The New York Times had an article recently regarding hiring practices and succession practices at Google – and G*d knows if Google is doing it – it must be important, and we must try and do the same thing. What I liked about this article was it didn’t necessarily look at practices and processes – it looked at data – and the data found that Google – like almost every other large company – does a crappy job hiring and promoting women. Shocking, I know, if you’re a man – we had no idea this was going on! In America of all places… Beyond the obvious though, Google was able to dig into the data and find out the whys and make some practical changes that I think most companies can implement – and that I totally agree with. From the article:
“Google’s spreadsheets, for example, showed that some women who applied for jobs did not make it past the phone interview. The reason was that the women did not flaunt their achievements, so interviewers judged them unaccomplished.
Google now asks interviewers to report candidates’ answers in more detail. Google also found that women who turned down job offers had interviewed only with men. Now, a woman interviewing at Google will meet other women during the hiring process.
A result: More women are being hired.”
Here are two selection facts that impact both men and women:
1. We like to surround ourselves with people who we like – which usually means in most cases people who are similar to ourselves
2. We tend not to want to brag about our accomplishments, but our society has made it more acceptable for men to brag.
This has a major impact to your selection – and most of you are doing nothing about it. It’s very common that if you run simple demographics for your company – ANY COMPANY – you’ll see that the percentage of your female employees does not come close to the percentage of your female leadership. Why is that?
Here are two things you can do to help make the playing field more level in your organization:
1. Have women interview women. Sounds a bit sexist in a way – but if you want women to get hired into leadership positions you can’t have them going up against males being interviewed by males because the males will almost always feel more comfortable with another male candidate. Reality sucks, buy a helmet.
2. Ask specific questions regarding accomplishments and take detailed notes. Studies have found woman don’t get hired or promoted because they don’t “sell” or brag enough about their accomplishments giving their male counterparts a leg up – because the males making the hiring decisions now have “ammunition” to justify their decision to hire the male.
Let’s face it – Google is doing it – so now we all have to do it. What would we do without best practices…(maybe innovate and create new better practices – but I digress…).
*discriminated (admitting mistakes is another thing to do in the workplace and correcting them, even if it’s a spelling typo)

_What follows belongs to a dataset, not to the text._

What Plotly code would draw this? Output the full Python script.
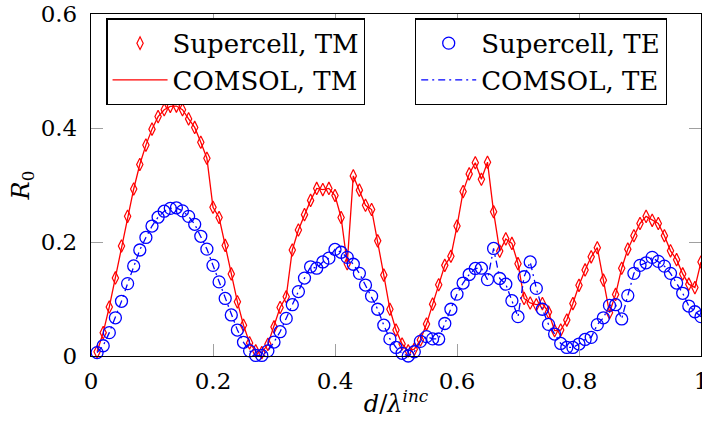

I have actually found snr corporate women often not hiring other women in big corporations. The green-eyed monster does exist with regards to seeing you as competition. I have never been descriminated against by males. All you need to show is competence, diligence as well as amiable, social qualities. The other thing is to be helpful.
Good post. One challenge is that when women do show their competence, they are viewed (by both men and women) as unlikeable. At least in experimental conditions.
The problem runs a little deeper into our psyches.